I equally told him that, following this, my Government wished me again to see the Caudillo to receive his personal confirmation concerning the entire situation, to which he seemed to give assent.
While Suñer’s rather general statements may be as much as can be expected from him under present circumstances, I will of course press for an early interview with the Caudillo so as to obtain as complete assurances as possible with regard to the future direction of Spanish foreign policy.[Page 826]
After a comprehensive study of the existing situation in Spain I am daily more convinced that aid to Spain on the part of the United States should be largely based on political rather than upon humanitarian or commercial considerations.
Provided that sufficient publicity can be obtained, aid from the United States at this time may well serve to strengthen Spain to resist German pressure either to enter war or to permit the passage of German troops to the extent that would be impossible in any other way.
I feel further that every month that Spain remains apart from the conflict is of genuine value and may have results unfavorable to the Axis which cannot now be foreseen.
Under these circumstances I would urge that preparations for the shipment of Red Cross wheat or flour to Spain be begun immediately so that its departure from the United States can be announced in the Spanish and American press immediately after my forthcoming conversation with Franco.

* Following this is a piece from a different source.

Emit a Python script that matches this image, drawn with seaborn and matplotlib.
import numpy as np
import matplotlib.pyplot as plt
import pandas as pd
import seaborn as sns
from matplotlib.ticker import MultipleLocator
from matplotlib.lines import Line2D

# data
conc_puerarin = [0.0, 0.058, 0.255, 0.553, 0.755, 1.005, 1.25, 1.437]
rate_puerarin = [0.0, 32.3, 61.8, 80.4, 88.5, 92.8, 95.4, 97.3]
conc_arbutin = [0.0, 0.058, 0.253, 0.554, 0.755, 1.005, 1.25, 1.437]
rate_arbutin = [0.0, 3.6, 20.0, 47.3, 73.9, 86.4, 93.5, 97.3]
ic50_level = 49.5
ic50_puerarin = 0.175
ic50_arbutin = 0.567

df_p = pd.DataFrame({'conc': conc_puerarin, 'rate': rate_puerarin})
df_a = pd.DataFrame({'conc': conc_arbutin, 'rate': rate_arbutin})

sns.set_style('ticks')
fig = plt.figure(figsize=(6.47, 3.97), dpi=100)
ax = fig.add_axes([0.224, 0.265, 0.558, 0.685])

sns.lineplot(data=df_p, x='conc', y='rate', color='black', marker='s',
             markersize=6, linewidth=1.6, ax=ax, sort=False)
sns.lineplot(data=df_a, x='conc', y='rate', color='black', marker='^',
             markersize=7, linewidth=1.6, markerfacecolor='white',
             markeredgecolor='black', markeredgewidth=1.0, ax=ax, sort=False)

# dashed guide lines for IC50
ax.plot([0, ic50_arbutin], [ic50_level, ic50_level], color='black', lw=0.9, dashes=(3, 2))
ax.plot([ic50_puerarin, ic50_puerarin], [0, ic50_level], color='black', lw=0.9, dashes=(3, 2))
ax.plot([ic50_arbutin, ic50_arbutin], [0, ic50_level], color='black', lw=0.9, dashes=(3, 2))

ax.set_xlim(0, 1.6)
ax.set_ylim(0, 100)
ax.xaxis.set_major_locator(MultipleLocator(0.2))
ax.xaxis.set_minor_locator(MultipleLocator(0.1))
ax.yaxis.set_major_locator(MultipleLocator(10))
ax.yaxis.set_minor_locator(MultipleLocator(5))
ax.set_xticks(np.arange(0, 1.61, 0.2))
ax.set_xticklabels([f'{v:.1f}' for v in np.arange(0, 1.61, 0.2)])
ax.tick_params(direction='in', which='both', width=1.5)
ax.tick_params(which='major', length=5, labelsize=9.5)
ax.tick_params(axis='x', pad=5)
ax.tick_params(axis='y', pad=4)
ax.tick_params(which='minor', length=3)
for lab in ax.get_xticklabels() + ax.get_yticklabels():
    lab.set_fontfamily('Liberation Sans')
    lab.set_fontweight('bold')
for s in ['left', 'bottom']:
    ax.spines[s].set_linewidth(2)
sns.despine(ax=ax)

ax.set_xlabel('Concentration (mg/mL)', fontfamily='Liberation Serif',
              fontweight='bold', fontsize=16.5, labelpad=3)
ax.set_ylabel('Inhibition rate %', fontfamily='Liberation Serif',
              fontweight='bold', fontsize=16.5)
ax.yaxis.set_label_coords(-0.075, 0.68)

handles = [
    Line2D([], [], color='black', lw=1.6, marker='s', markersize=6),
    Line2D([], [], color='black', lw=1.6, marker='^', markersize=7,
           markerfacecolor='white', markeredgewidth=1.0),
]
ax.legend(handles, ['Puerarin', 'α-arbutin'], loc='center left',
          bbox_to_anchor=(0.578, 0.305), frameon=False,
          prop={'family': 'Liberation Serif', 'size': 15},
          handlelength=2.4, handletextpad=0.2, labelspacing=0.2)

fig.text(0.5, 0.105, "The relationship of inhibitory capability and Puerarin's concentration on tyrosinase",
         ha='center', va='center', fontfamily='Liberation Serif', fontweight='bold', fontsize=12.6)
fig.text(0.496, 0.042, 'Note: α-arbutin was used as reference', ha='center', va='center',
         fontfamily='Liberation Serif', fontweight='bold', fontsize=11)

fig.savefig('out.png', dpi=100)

As regards the question of further supplies, particularly of foodstuffs, we can point out that the actual realization of a program so important to the Spanish mind, particularly to the public, as the beautiful picture that a large program presents [apparent omission] maximum [apparent omission] I would recommend that we be prepared to discuss future supplies to Spain with more abandon than would be possible under normal circumstances with the realization that the greater part of such supplies may never reach this country.
The actual shipments to Spain should be limited to a point where such stocks can be built up leaving the hope always before them however of greater supplies in the future in the event that they remain outside the conflict. All aid could be canceled immediately should a drastic change in the situation occur. The British can be depended on to grant navicerts for only such supplies as are absolutely essential for current Spanish needs.